(Collected data entries)
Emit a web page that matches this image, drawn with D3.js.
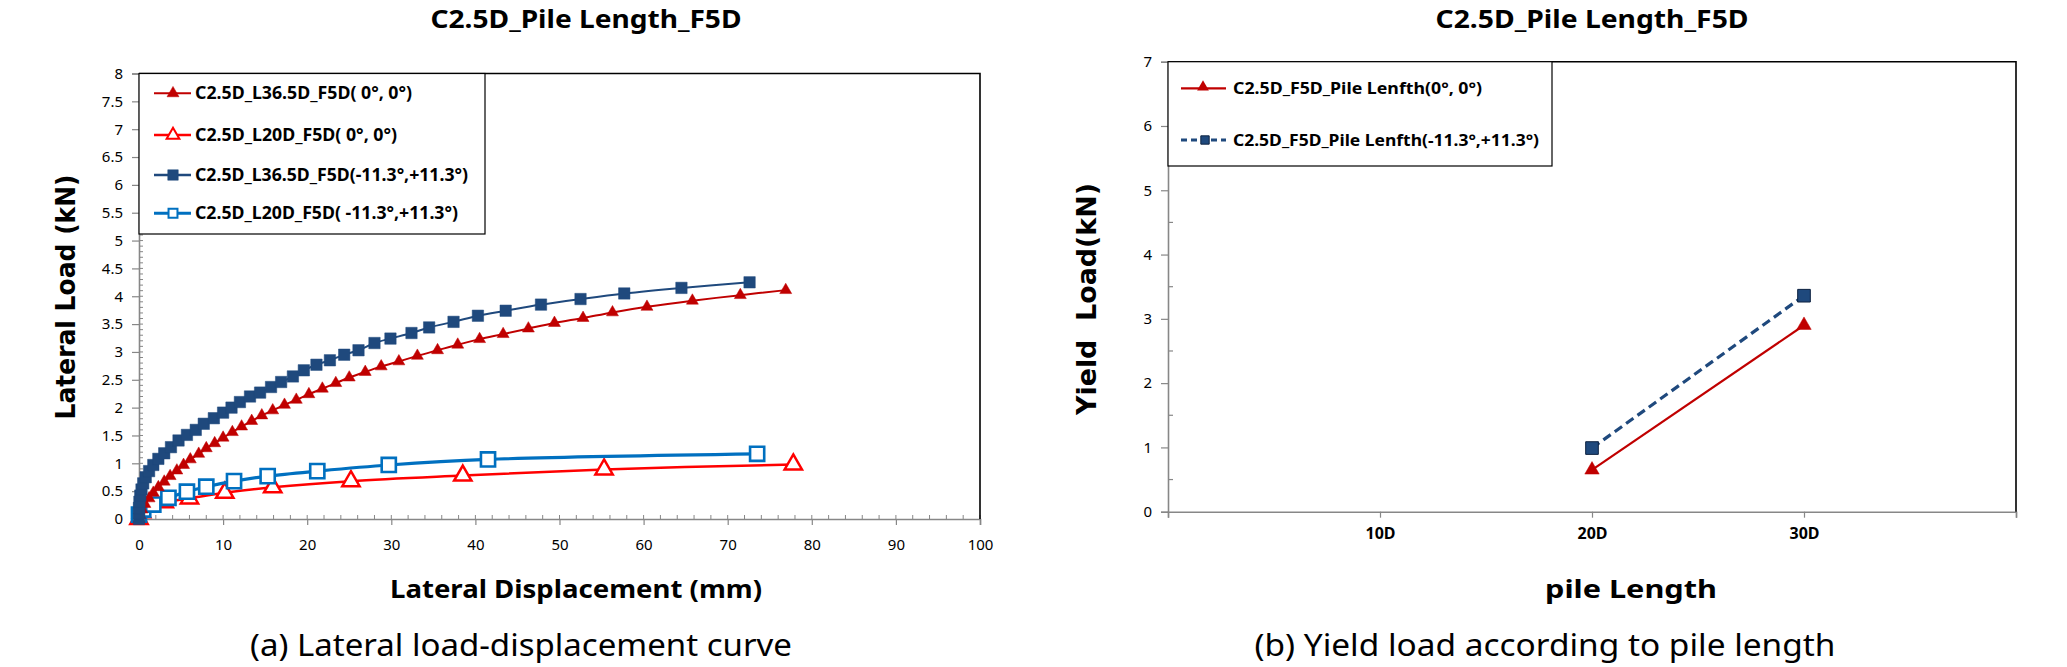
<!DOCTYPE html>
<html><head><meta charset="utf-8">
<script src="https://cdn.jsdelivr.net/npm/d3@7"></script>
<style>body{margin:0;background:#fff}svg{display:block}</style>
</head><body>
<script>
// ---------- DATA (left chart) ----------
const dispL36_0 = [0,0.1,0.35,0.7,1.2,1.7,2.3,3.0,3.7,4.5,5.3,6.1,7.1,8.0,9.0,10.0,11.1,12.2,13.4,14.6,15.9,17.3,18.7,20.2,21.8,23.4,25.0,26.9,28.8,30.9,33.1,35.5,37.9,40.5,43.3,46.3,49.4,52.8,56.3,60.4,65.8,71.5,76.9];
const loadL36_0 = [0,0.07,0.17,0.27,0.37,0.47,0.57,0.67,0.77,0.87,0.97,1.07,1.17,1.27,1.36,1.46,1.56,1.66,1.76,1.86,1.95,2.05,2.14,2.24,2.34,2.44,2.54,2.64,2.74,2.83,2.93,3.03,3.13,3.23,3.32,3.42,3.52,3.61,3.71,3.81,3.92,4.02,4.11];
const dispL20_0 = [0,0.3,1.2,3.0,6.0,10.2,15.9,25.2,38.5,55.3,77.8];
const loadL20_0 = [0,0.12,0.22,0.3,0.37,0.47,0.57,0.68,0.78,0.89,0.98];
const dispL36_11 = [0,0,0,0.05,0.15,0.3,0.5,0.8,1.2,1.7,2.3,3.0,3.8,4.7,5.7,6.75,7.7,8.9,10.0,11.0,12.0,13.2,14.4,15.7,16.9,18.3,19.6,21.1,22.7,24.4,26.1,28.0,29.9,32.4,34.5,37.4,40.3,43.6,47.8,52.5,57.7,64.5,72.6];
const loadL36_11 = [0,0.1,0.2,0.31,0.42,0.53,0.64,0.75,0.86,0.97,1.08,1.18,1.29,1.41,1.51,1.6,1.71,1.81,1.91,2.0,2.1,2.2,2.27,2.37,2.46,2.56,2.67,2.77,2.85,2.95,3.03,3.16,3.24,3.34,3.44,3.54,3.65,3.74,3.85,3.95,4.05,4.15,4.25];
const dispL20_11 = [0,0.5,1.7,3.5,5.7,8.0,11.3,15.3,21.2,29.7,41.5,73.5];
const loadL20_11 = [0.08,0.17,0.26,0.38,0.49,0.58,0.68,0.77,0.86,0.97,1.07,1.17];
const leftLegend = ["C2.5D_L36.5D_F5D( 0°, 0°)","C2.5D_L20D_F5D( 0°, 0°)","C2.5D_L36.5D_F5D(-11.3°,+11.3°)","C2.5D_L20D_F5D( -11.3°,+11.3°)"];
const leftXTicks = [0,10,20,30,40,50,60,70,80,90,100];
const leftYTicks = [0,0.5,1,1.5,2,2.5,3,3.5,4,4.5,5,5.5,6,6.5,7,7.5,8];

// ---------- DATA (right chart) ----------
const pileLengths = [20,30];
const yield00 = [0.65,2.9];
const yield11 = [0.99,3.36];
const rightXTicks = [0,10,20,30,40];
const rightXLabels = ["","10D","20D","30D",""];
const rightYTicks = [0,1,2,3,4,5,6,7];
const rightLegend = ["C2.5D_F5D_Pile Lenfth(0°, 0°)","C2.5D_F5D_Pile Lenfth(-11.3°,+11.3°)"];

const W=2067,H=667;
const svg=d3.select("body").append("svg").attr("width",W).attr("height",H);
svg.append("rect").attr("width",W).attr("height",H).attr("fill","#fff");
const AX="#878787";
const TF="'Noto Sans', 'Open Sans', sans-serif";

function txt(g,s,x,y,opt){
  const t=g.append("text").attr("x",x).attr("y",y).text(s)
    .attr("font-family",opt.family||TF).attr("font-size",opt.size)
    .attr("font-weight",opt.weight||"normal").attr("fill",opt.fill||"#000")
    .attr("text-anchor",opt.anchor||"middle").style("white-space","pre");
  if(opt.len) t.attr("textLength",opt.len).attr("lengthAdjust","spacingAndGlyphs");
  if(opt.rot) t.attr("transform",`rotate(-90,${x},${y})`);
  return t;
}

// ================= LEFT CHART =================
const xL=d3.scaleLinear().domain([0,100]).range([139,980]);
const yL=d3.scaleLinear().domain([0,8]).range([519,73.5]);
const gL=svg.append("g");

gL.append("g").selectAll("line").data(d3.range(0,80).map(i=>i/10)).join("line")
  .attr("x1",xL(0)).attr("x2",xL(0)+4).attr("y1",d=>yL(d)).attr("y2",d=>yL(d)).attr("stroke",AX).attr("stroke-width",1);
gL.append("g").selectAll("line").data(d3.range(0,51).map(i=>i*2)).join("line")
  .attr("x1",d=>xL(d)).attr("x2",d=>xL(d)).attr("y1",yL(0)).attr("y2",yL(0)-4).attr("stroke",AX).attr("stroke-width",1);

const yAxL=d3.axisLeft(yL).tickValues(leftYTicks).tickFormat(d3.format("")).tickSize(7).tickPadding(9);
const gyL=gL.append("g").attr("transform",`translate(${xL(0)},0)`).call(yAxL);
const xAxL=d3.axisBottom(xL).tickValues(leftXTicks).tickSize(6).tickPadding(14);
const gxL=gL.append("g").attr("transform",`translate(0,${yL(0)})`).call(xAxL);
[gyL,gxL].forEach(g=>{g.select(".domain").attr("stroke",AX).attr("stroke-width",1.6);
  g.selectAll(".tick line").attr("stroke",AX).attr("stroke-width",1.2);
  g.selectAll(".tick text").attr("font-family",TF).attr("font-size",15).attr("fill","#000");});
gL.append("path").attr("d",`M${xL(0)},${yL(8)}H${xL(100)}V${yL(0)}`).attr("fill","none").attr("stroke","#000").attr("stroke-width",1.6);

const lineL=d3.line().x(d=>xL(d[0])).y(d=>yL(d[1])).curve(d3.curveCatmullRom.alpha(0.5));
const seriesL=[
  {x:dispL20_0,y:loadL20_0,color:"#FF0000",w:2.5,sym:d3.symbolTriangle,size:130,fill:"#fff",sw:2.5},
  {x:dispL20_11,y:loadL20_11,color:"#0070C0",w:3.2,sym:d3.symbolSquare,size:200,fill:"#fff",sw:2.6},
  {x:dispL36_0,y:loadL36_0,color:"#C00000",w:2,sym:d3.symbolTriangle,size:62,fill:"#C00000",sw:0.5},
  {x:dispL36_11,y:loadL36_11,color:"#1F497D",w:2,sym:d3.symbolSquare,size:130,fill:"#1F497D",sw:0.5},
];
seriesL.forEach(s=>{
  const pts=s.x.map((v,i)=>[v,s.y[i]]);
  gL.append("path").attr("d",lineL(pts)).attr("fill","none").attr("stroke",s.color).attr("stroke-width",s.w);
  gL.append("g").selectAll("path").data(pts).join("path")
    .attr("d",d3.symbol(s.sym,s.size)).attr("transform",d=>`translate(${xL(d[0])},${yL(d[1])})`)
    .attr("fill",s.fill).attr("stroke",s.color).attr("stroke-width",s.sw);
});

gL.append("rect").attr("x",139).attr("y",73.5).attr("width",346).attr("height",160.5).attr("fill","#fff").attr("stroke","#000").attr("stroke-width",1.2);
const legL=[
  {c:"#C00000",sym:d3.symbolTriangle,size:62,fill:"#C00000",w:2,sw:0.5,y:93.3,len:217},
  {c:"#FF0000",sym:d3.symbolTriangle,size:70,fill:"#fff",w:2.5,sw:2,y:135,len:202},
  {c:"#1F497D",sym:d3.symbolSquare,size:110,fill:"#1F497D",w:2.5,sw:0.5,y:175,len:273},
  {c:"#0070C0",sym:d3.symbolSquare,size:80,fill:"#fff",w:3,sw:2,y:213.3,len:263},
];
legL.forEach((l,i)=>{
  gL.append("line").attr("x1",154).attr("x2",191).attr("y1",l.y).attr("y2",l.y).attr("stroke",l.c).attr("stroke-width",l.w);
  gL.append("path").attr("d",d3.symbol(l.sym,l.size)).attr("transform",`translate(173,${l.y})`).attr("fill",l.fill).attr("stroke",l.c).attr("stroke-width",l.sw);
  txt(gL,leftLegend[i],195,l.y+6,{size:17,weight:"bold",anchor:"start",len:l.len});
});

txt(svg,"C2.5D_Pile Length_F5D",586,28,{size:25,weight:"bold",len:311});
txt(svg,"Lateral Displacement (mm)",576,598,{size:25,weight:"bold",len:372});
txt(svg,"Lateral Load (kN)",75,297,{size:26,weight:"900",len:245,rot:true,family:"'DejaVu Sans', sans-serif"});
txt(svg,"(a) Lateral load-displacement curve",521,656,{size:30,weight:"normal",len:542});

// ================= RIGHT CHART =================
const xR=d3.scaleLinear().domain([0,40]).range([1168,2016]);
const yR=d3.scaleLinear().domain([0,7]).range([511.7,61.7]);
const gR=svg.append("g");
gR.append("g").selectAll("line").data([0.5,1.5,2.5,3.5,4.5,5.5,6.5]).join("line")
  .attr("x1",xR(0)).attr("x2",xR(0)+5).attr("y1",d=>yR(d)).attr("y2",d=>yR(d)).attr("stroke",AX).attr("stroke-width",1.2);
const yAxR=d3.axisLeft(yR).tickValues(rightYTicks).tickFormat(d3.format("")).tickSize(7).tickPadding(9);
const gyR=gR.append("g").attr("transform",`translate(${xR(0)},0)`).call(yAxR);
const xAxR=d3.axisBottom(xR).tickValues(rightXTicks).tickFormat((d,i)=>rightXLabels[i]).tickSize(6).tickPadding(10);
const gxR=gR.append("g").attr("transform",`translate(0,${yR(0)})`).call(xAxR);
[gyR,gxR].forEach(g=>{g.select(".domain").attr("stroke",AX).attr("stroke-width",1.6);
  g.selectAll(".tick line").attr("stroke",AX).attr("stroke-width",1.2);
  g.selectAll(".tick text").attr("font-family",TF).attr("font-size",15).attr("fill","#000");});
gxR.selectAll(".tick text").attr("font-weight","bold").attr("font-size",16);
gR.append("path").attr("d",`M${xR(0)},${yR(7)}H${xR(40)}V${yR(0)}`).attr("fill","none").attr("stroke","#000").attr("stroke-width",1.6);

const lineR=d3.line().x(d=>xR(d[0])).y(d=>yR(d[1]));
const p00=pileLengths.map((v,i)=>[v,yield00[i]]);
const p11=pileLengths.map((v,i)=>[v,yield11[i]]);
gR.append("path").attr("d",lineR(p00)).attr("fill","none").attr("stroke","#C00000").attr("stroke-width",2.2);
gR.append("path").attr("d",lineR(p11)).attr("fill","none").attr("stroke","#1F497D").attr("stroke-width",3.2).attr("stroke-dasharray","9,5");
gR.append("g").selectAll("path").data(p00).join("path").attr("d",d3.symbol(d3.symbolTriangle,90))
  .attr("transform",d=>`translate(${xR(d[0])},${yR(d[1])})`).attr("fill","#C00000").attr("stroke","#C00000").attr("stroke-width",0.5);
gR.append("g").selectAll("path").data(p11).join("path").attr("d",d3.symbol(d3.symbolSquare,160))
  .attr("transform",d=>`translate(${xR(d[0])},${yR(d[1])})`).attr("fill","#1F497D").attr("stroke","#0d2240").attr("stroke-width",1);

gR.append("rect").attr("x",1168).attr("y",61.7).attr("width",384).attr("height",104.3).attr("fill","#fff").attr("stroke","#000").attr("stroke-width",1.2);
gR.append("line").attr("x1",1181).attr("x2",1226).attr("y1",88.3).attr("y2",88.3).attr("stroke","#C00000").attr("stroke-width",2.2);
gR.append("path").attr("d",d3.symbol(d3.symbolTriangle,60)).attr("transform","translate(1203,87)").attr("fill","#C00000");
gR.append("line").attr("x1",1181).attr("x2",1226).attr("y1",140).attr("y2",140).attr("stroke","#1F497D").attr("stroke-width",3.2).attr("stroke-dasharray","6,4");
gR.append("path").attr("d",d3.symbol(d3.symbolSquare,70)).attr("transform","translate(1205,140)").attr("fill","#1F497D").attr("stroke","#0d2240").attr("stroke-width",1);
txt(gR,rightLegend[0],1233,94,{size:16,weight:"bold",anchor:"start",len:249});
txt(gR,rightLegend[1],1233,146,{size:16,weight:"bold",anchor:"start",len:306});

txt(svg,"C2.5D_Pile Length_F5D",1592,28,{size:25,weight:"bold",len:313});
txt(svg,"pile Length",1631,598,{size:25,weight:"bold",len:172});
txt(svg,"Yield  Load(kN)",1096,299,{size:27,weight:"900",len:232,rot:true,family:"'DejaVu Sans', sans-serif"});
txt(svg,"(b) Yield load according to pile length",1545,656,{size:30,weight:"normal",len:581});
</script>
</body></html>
---
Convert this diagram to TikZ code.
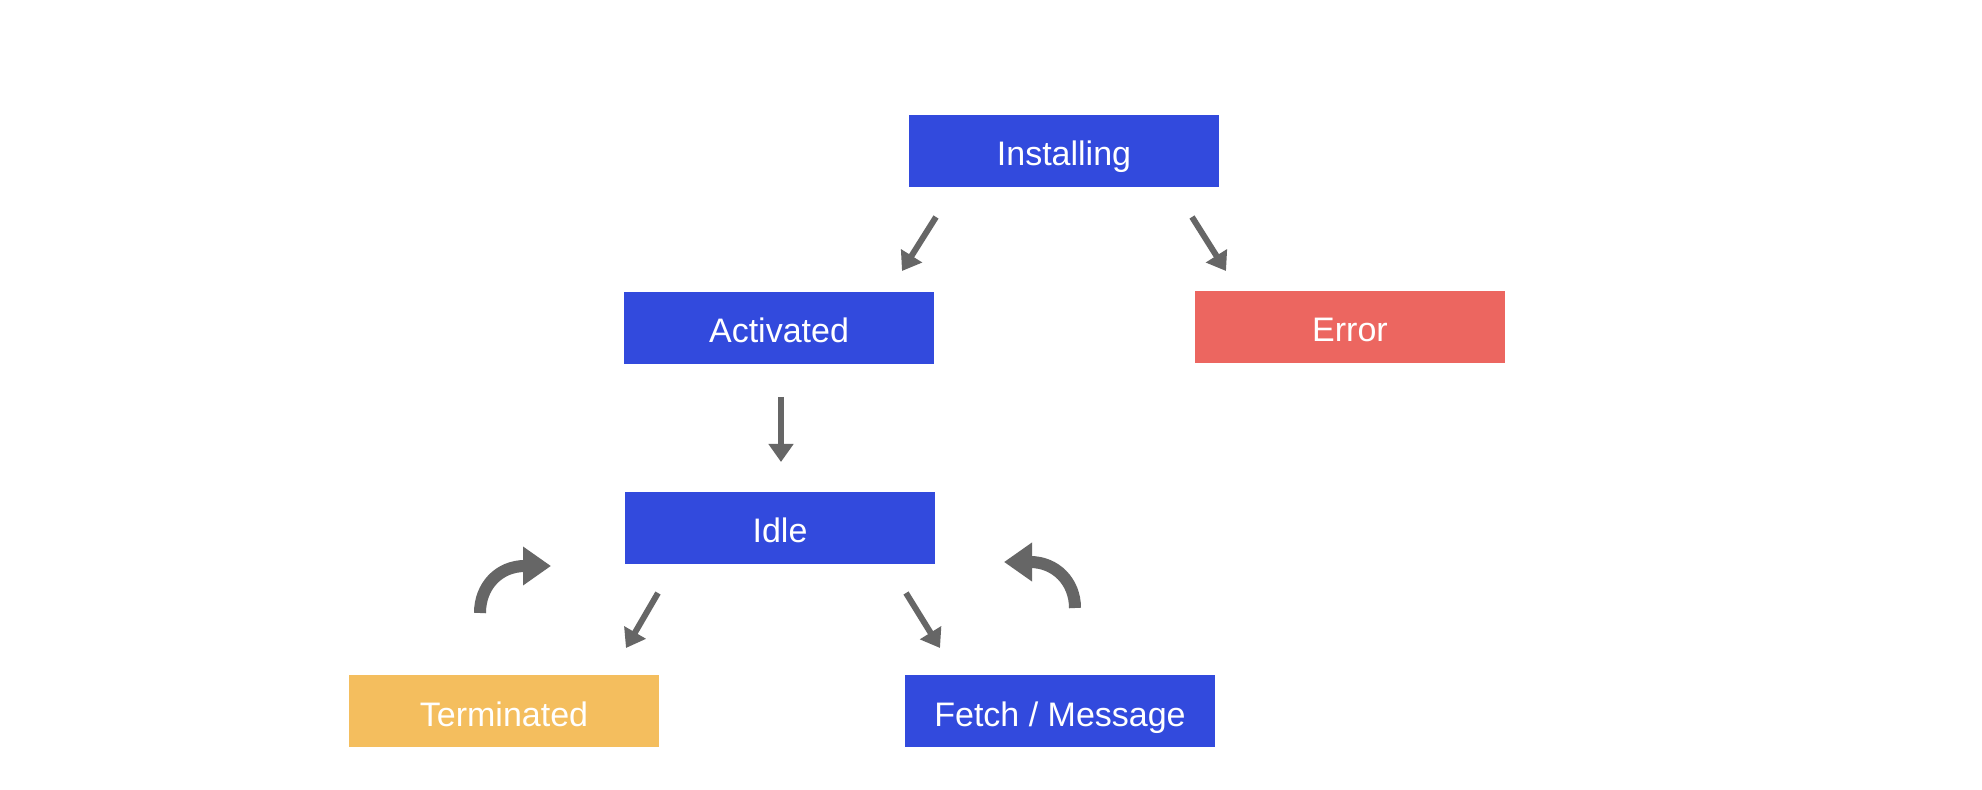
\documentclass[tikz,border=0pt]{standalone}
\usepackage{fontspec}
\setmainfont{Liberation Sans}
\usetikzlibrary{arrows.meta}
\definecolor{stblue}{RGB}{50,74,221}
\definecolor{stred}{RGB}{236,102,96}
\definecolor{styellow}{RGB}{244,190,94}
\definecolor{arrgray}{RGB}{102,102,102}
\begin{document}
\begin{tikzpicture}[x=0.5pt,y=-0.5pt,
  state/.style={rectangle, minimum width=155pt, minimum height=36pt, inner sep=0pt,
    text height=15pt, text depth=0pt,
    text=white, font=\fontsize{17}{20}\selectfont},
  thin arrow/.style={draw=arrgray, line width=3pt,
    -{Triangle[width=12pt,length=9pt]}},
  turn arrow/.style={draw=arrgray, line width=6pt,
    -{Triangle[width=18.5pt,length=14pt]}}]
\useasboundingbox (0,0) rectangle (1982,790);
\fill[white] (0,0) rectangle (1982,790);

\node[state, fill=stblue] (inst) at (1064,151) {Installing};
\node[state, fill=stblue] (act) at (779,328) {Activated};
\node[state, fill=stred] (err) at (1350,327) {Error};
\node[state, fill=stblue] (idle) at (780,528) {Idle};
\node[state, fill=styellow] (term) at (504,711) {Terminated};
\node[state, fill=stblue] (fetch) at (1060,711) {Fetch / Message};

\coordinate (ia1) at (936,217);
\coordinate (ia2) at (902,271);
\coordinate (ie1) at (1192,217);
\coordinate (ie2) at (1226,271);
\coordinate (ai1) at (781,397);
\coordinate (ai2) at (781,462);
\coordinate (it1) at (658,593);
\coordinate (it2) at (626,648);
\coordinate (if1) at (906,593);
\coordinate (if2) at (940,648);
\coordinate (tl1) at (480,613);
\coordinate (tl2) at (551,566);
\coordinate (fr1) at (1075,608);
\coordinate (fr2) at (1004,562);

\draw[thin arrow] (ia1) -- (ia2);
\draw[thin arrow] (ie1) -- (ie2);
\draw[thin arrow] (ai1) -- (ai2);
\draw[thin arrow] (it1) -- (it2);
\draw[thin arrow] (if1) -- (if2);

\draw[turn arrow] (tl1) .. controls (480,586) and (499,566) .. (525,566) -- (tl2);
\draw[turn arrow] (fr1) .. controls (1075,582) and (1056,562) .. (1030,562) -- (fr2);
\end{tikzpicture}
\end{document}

## REQUIRED WORK
Give again the lines from "Convert this diagram to TikZ code." to "fill=stblue] (fetch) at" exactly, both of those lines included, and do not include any pictures.

## FINISHED EXERCISE
Convert this diagram to TikZ code.
\documentclass[tikz,border=0pt]{standalone}
\usepackage{fontspec}
\setmainfont{Liberation Sans}
\usetikzlibrary{arrows.meta}
\definecolor{stblue}{RGB}{50,74,221}
\definecolor{stred}{RGB}{236,102,96}
\definecolor{styellow}{RGB}{244,190,94}
\definecolor{arrgray}{RGB}{102,102,102}
\begin{document}
\begin{tikzpicture}[x=0.5pt,y=-0.5pt,
  state/.style={rectangle, minimum width=155pt, minimum height=36pt, inner sep=0pt,
    text height=15pt, text depth=0pt,
    text=white, font=\fontsize{17}{20}\selectfont},
  thin arrow/.style={draw=arrgray, line width=3pt,
    -{Triangle[width=12pt,length=9pt]}},
  turn arrow/.style={draw=arrgray, line width=6pt,
    -{Triangle[width=18.5pt,length=14pt]}}]
\useasboundingbox (0,0) rectangle (1982,790);
\fill[white] (0,0) rectangle (1982,790);

\node[state, fill=stblue] (inst) at (1064,151) {Installing};
\node[state, fill=stblue] (act) at (779,328) {Activated};
\node[state, fill=stred] (err) at (1350,327) {Error};
\node[state, fill=stblue] (idle) at (780,528) {Idle};
\node[state, fill=styellow] (term) at (504,711) {Terminated};
\node[state, fill=stblue] (fetch) at (1060,711) {Fetch / Message};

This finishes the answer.